If your question is "Are we improving?" show a 6-month trend. If your question is "What happened this week?" show a 7-day view. Don't force users to choose.
Cut: Vanity metrics that don't drive decisions
Total registered users, all-time revenue, cumulative downloads—these numbers trend upward and feel good but don't inform what to do differently.
If a metric wouldn't change your priorities if it dropped 50%, it doesn't belong on the dashboard.
Cut: Explanatory text and annotations everywhere
If your charts need paragraphs of explanation to interpret, they're too complex. Simplify the visualization until the insight is obvious, then remove the explanation.

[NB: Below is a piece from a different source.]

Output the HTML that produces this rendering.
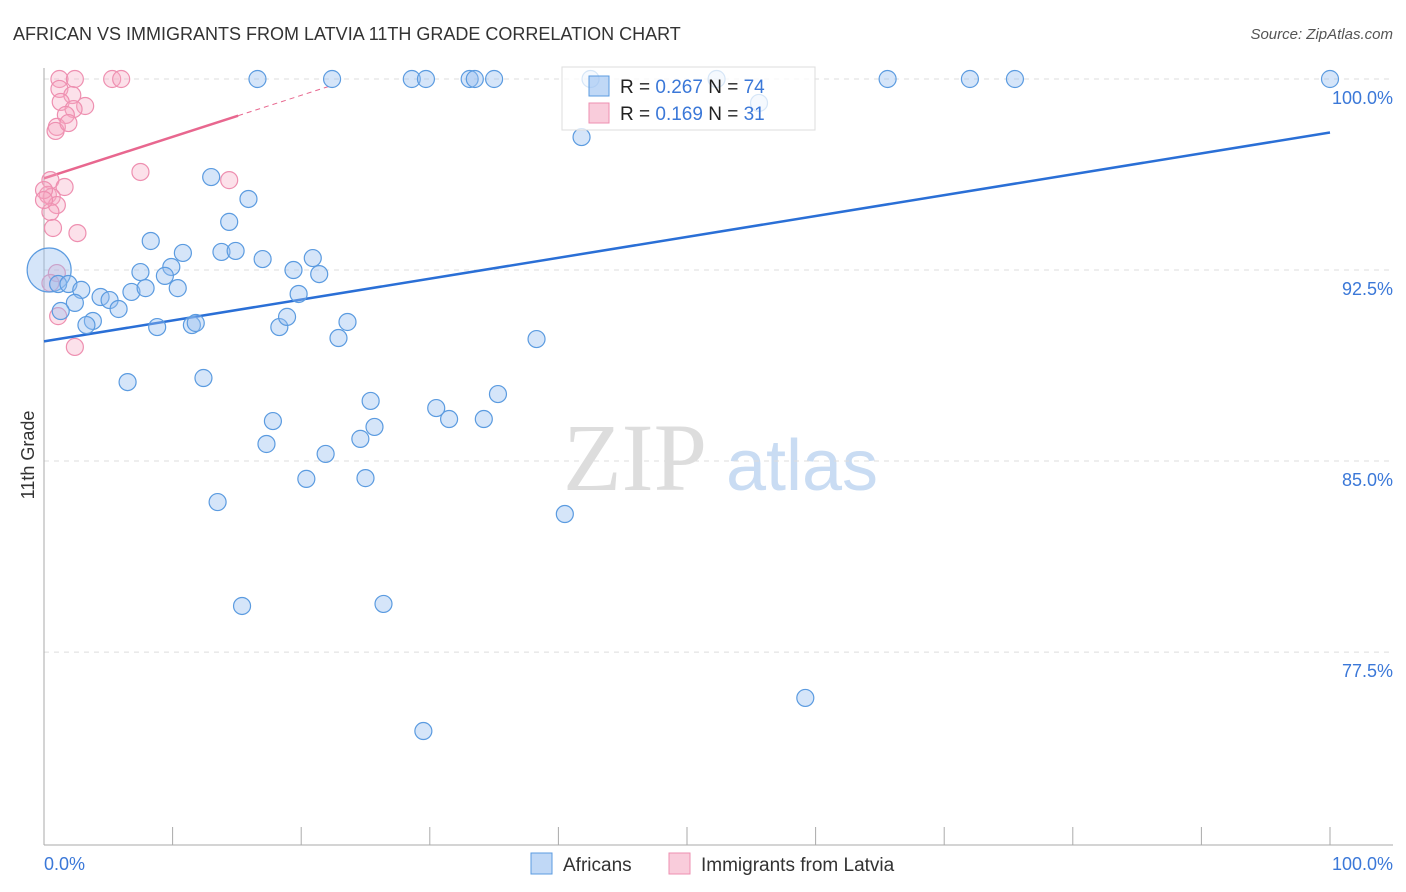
<!DOCTYPE html>
<html><head><meta charset="utf-8"><style>
body{margin:0;background:#fff;font-family:"Liberation Sans",sans-serif}
svg{display:block}
</style></head><body>
<svg id="c" width="1406" height="892" xmlns="http://www.w3.org/2000/svg">
<text x="13" y="40" font-size="18" fill="#333">AFRICAN VS IMMIGRANTS FROM LATVIA 11TH GRADE CORRELATION CHART</text>
<text x="1393" y="39" font-size="15" fill="#555" font-style="italic" text-anchor="end">Source: ZipAtlas.com</text>
<g>
<text x="635" y="490" font-size="96" font-family="Liberation Serif,serif" fill="#ddd" text-anchor="middle">ZIP</text>
<text x="802" y="490" font-size="72" fill="#c9dcf3" text-anchor="middle">atlas</text>
</g>
<g id="grid"></g>
<g id="axes"></g>
<g id="lines"></g>
<g id="pts"></g>
<text transform="translate(34,455) rotate(-90)" font-size="18" fill="#333" text-anchor="middle">11th Grade</text>
<text x="44" y="870" font-size="18" fill="#3b78d8">0.0%</text>
<text x="1393" y="870" font-size="18" fill="#3b78d8" text-anchor="end">100.0%</text>
<g>
<rect x="562" y="67" width="253" height="63" fill="rgba(255,255,255,0.75)" stroke="#ddd"/>
<rect x="589" y="76" width="20" height="20" fill="rgba(150,190,240,0.6)" stroke="#5b9be0"/>
<rect x="589" y="103" width="20" height="20" fill="rgba(245,170,195,0.6)" stroke="#ee8fb0"/>
<text x="620" y="93" font-size="19" fill="#222">R = <tspan fill="#3b78d8">0.267</tspan>   N = <tspan fill="#3b78d8">74</tspan></text>
<text x="620" y="120" font-size="19" fill="#222">R = <tspan fill="#3b78d8"> 0.169</tspan>   N = <tspan fill="#3b78d8"> 31</tspan></text>
</g>
<g>
<rect x="531" y="853" width="21" height="21" fill="rgba(150,190,240,0.6)" stroke="#5b9be0"/>
<text x="563" y="871" font-size="19" fill="#333">Africans</text>
<rect x="669" y="853" width="21" height="21" fill="rgba(245,170,195,0.6)" stroke="#ee8fb0"/>
<text x="701" y="871" font-size="19" fill="#333">Immigrants from Latvia</text>
</g>
</svg>
<script>
const yTicks=[100,92.5,85,77.5];
const yTickLabels=["100.0%","92.5%","85.0%","77.5%"];
const xTicks=[0,10,20,30,40,50,60,70,80,90,100];
const blueX=[16.6,22.4,28.6,29.7,33.1,33.5,35.0,42.5,52.3,65.6,72.0,75.5,100,55.6,41.8,13.0,15.9,14.4,8.3,10.8,13.8,14.9,17.0,20.9,7.5,9.9,9.4,19.4,21.4,1.1,1.9,2.9,4.4,5.1,5.8,2.4,1.3,6.8,7.9,10.4,19.8,3.8,3.3,8.8,11.5,11.8,18.3,18.9,23.6,22.9,38.3,6.5,12.4,35.3,25.4,30.5,31.5,34.2,17.8,25.7,24.6,17.3,21.9,20.4,25.0,13.5,40.5,15.4,26.4,59.2,29.5];
const blueY=[100,100,100,100,100,100,100,100,100,100,100,100,100,99.06,97.72,96.15,95.29,94.39,93.64,93.17,93.21,93.25,92.93,92.97,92.42,92.62,92.27,92.5,92.34,91.95,91.95,91.72,91.44,91.32,90.97,91.21,90.89,91.64,91.79,91.79,91.56,90.5,90.34,90.26,90.34,90.42,90.26,90.66,90.46,89.83,89.79,88.1,88.26,87.63,87.36,87.08,86.65,86.65,86.57,86.34,85.87,85.67,85.28,84.3,84.33,83.39,82.92,79.31,79.39,75.7,74.4];
const bigBlueX=[0.4];
const bigBlueY=[92.5];
const pinkX=[1.2,2.4,5.3,6.0,1.2,2.2,1.3,3.2,2.3,1.7,1.0,0.9,1.9,7.5,14.4,0.5,1.6,0.3,0.6,1.0,0.5,0.7,2.6,1.0,0.5,1.1,2.4,0,0];
const pinkY=[100,100,100,100,99.61,99.37,99.1,98.94,98.82,98.59,98.12,97.96,98.27,96.35,96.03,96.03,95.76,95.45,95.37,95.05,94.78,94.15,93.95,92.38,91.99,90.69,89.48,95.64,95.25];
const blueTrend=[89.7,97.9];
const pinkTrend=[96.1,99.75];
const pinkSolidEnd=15.1, pinkDashEnd=22.4;

const NS="http://www.w3.org/2000/svg";
const X=v=>44+v*12.86;
const Y=v=>79+(100-v)*25.47;
function mk(t,a,p){const e=document.createElementNS(NS,t);for(const k in a)e.setAttribute(k,a[k]);document.getElementById(p).appendChild(e);return e;}
yTicks.forEach((t,i)=>{
 const l=mk('line',{x1:44,x2:1393,y1:Y(t),y2:Y(t),stroke:'#ddd','stroke-dasharray':'5,5'},'grid');
 
 
 const tx=mk('text',{x:1393,y:Y(t)+25,'font-size':18,fill:'#3b78d8','text-anchor':'end'},'grid');
 tx.textContent=yTickLabels[i];
 
 
});
let a=mk('line',{x1:44,x2:44,y1:68,y2:845,stroke:'#aaa'},'axes');


a=mk('line',{x1:44,x2:1393,y1:845,y2:845,stroke:'#aaa'},'axes');


xTicks.forEach(t=>{
 const l=mk('line',{x1:X(t),x2:X(t),y1:827,y2:845,stroke:'#aaa'},'axes');
 
 
});
let ln=mk('line',{x1:X(0),y1:Y(blueTrend[0]),x2:X(100),y2:Y(blueTrend[1]),stroke:'#2a6fd6','stroke-width':2.5},'lines');


const pAt=x=>pinkTrend[0]+(pinkTrend[1]-pinkTrend[0])*x/pinkDashEnd;
ln=mk('line',{x1:X(0),y1:Y(pinkTrend[0]),x2:X(pinkSolidEnd),y2:Y(pAt(pinkSolidEnd)),stroke:'#e8678f','stroke-width':2.5},'lines');


ln=mk('line',{x1:X(pinkSolidEnd),y1:Y(pAt(pinkSolidEnd)),x2:X(pinkDashEnd),y2:Y(pinkTrend[1]),stroke:'#e8678f','stroke-width':1,'stroke-dasharray':'5,4'},'lines');


pinkX.forEach((x,i)=>{
 const c=mk('circle',{cx:X(x),cy:Y(pinkY[i]),r:8.5,fill:'rgba(245,170,195,0.35)',stroke:'#ee8fb0','stroke-width':1.2},'pts');
 
 
});
bigBlueX.forEach((x,i)=>{
 const c=mk('circle',{cx:X(x),cy:Y(bigBlueY[i]),r:22,fill:'rgba(150,190,240,0.4)',stroke:'#5b9be0','stroke-width':1.2},'pts');
 
 
});
blueX.forEach((x,i)=>{
 const c=mk('circle',{cx:X(x),cy:Y(blueY[i]),r:8.5,fill:'rgba(150,190,240,0.4)',stroke:'#5b9be0','stroke-width':1.2},'pts');
 
 
});
</script>
</body></html>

Use annotations only for significant events: "New onboarding launched here" or "Pricing change implemented." Don't annotate every data point.
The Five-Second Test
Before finalizing any dashboard, run the five-second test. Show it to someone unfamiliar with the data for exactly five seconds, then hide it.
Ask them: "What was that dashboard about?"
If they can't tell you the core question it answers or the key takeaway, the dashboard is too complex. Simplify until the message is obvious in five seconds or less.
Templates for Common Dashboard Questions
Dashboard question: "Are we growing?"
- Chart 1: Monthly active users, 12-month trend line
- Chart 2: New user activations this month vs. last month
- Chart 3: Growth rate vs. quarterly goal
Dashboard question: "Is retention improving?"
- Chart 1: Cohort retention curves, last 6 cohorts
- Chart 2: Retention rate at day 30, by acquisition channel
- Chart 3: Churn reasons, top 5 categories
Dashboard question: "Which features drive engagement?"
- Chart 1: Feature adoption rate, top 10 features
- Chart 2: Engagement lift for users who adopt each feature
- Chart 3: Feature adoption correlation with 90-day retention
Each template answers one question with three charts. Nothing more.
When you design dashboards that answer one question brilliantly instead of ten questions adequately, stakeholders start checking them daily instead of ignoring them entirely.